Keeping this in mind, one can see that Mr. Morris’s statistics are misleading. As I stated in my article, “A few federal prisons have encountered significant numbers of Covid-19 cases, including fatalities, but the great majority have not.” This is still true today. Indeed, as of June 3, out of 121 federal prison facilities reported on the Bureau of Prisons website, 101 have reported no coronavirus deaths whatsoever. Furthermore, out of the 121 facilities, about 12 account for about 95 percent of the coronavirus cases (fatal and otherwise) on which Mr. Morris’s statistics rely. One should note, moreover, that according to Mr. Morris’s own statistics, “the death rate among prisoners is more than 1.3 times as many as among the general population [of the US].” Even assuming this relatively small difference is statistically significant, it hardly suggests that the lives of inmates are being threatened to the degree Mr. Morris proclaims.

Nor would we expect otherwise, for although prison conditions favor the spread of coronavirus, the relatively young age of much of the prison population makes it unlikely that those who contract the virus will suffer life-threatening consequences. Nonetheless, despite Mr. Morris’s claim that “a significant number of judges [are] oblivious” to the dangers inmates face, my colleagues have repeatedly told me that they are acutely aware that, as stated in my article, an erroneous failure to release can have “potentially fatal consequences.” Accordingly, my colleagues and I have not hesitated to release many federal inmates who, because of age and/or underlying health problems, are at very high risk and can otherwise satisfy the fairly strict legal requirements for such release. And the Bureau of Prisons, which has greater discretion in these matters, has released over three thousand such prisoners.

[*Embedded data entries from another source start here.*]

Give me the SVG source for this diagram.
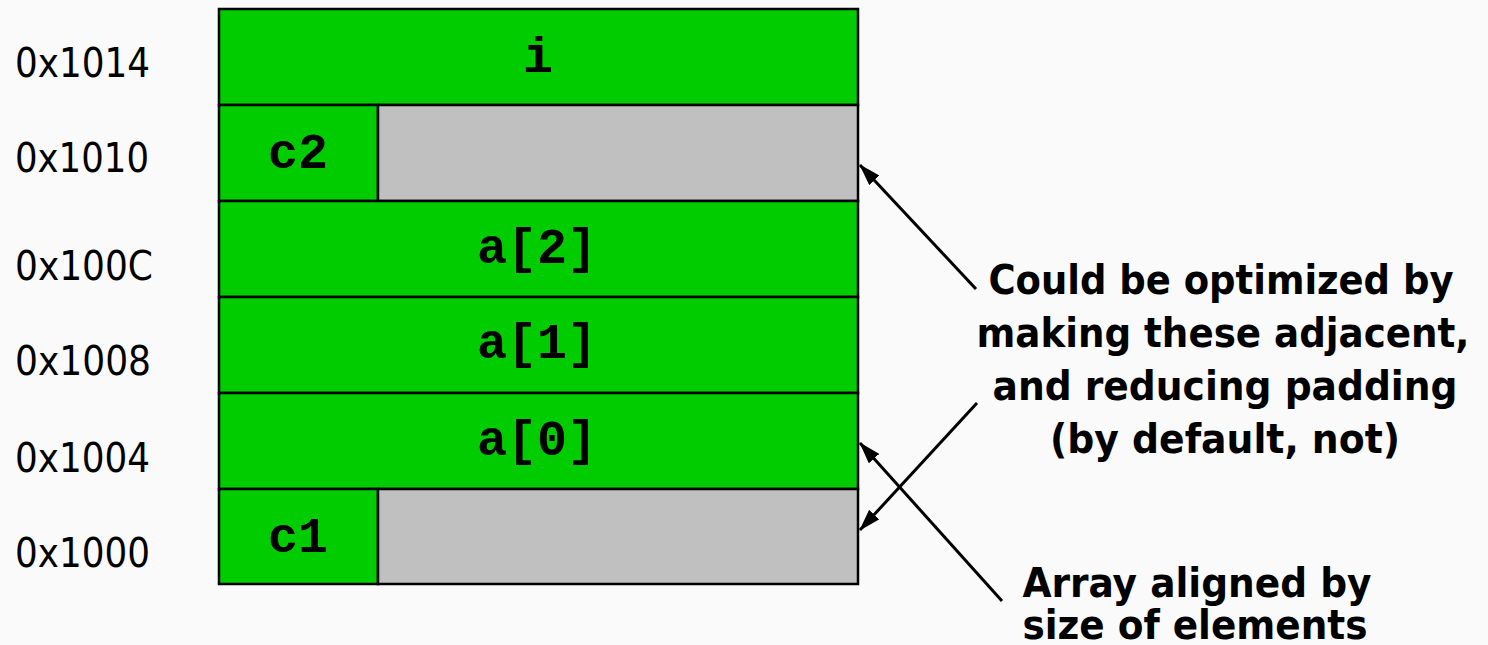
<svg xmlns="http://www.w3.org/2000/svg" width="1488" height="645" viewBox="0 0 1488 645">
  <style>
    .addr { font-family: "DejaVu Sans", "Liberation Sans", sans-serif; font-size: 40px; fill: #000; }
    .cell { stroke: #000; stroke-width: 2.5; }
    .full { fill: #00CC00; }
    .pad { fill: #C0C0C0; }
    .code { font-family: "Liberation Mono", "Courier New", monospace; font-weight: bold; font-size: 50px; fill: #000; text-anchor: middle; }
    .note { font-family: "DejaVu Sans Condensed", "DejaVu Sans", "Liberation Sans", sans-serif; font-weight: bold; font-size: 40px; fill: #000; text-anchor: middle; }
    .conn { stroke: #000; stroke-width: 3; fill: none; marker-end: url(#head); }
  </style>
  <defs>
    <marker id="head" viewBox="0 0 22 14" refX="21" refY="7" markerWidth="22" markerHeight="14" markerUnits="userSpaceOnUse" orient="auto">
      <path d="M0,0 L22,7 L0,14 Z" fill="#000"/>
    </marker>
  </defs>

  <rect x="0" y="0" width="1488" height="645" fill="#FAFAFA"/>

  <!-- address column -->
  <g id="addresses">
    <text class="addr" x="15" y="77" textLength="135" lengthAdjust="spacingAndGlyphs">0x1014</text>
    <text class="addr" x="15" y="172" textLength="134" lengthAdjust="spacingAndGlyphs">0x1010</text>
    <text class="addr" x="15" y="280" textLength="138" lengthAdjust="spacingAndGlyphs">0x100C</text>
    <text class="addr" x="15" y="375" textLength="136" lengthAdjust="spacingAndGlyphs">0x1008</text>
    <text class="addr" x="15" y="472" textLength="135" lengthAdjust="spacingAndGlyphs">0x1004</text>
    <text class="addr" x="15" y="567" textLength="135" lengthAdjust="spacingAndGlyphs">0x1000</text>
  </g>

  <!-- struct layout, one row per 4-byte word -->
  <g id="row-i">
    <rect class="cell full" x="219" y="9" width="639" height="96"/>
    <text class="code" x="538" y="72">i</text>
  </g>
  <g id="row-c2">
    <rect class="cell full" x="219" y="105" width="159" height="96"/>
    <rect class="cell pad" x="378" y="105" width="480" height="96"/>
    <text class="code" x="298" y="168">c2</text>
  </g>
  <g id="row-a2">
    <rect class="cell full" x="219" y="201" width="639" height="96"/>
    <text class="code" x="537" y="263">a[2]</text>
  </g>
  <g id="row-a1">
    <rect class="cell full" x="219" y="297" width="639" height="96"/>
    <text class="code" x="537" y="358">a[1]</text>
  </g>
  <g id="row-a0">
    <rect class="cell full" x="219" y="393" width="639" height="96"/>
    <text class="code" x="537" y="455">a[0]</text>
  </g>
  <g id="row-c1">
    <rect class="cell full" x="219" y="489" width="159" height="95"/>
    <rect class="cell pad" x="378" y="489" width="480" height="95"/>
    <text class="code" x="298" y="552">c1</text>
  </g>

  <!-- connectors -->
  <g id="connectors">
    <line class="conn" x1="976" y1="289" x2="860" y2="165"/>
    <line class="conn" x1="977" y1="403" x2="860" y2="530"/>
    <line class="conn" x1="1002" y1="601" x2="860" y2="443"/>
  </g>

  <!-- annotations -->
  <g id="note-optimize">
    <text class="note" x="1221" y="294" textLength="465" lengthAdjust="spacingAndGlyphs">Could be optimized by</text>
    <text class="note" x="1223" y="347" textLength="493" lengthAdjust="spacingAndGlyphs">making these adjacent,</text>
    <text class="note" x="1225" y="400" textLength="465" lengthAdjust="spacingAndGlyphs">and reducing padding</text>
    <text class="note" x="1225" y="453" textLength="350" lengthAdjust="spacingAndGlyphs">(by default, not)</text>
  </g>
  <g id="note-array">
    <text class="note" x="1197" y="597" textLength="349" lengthAdjust="spacingAndGlyphs">Array aligned by</text>
    <text class="note" x="1195" y="639" textLength="345" lengthAdjust="spacingAndGlyphs">size of elements</text>
  </g>
</svg>
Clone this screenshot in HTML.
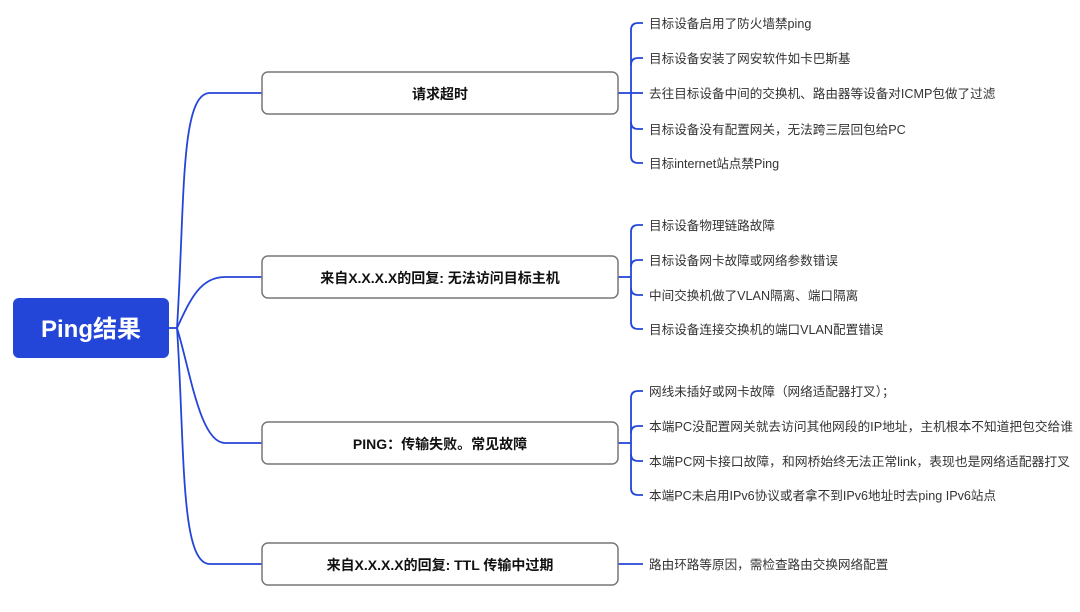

Most of my article was not, however, about prisoner release. The main point of my article was simply to note that, because of almost two decades of advance planning, the federal courts in New York have been able to remain open for business throughout the pandemic. A better argument Mr. Morris might have made, I respectfully suggest, is that the Bureau of Prisons appears to have done much less in the way of advance planning, thereby creating risks that might have been avoided. And while Mr. Morris views the pride I continue to take in my colleagues’ great work in keeping the federal courts running as simply a “self-congratulatory account,” it is because of those efforts that advocates like Mr. Morris are having their motions for inmate release promptly heard and decided.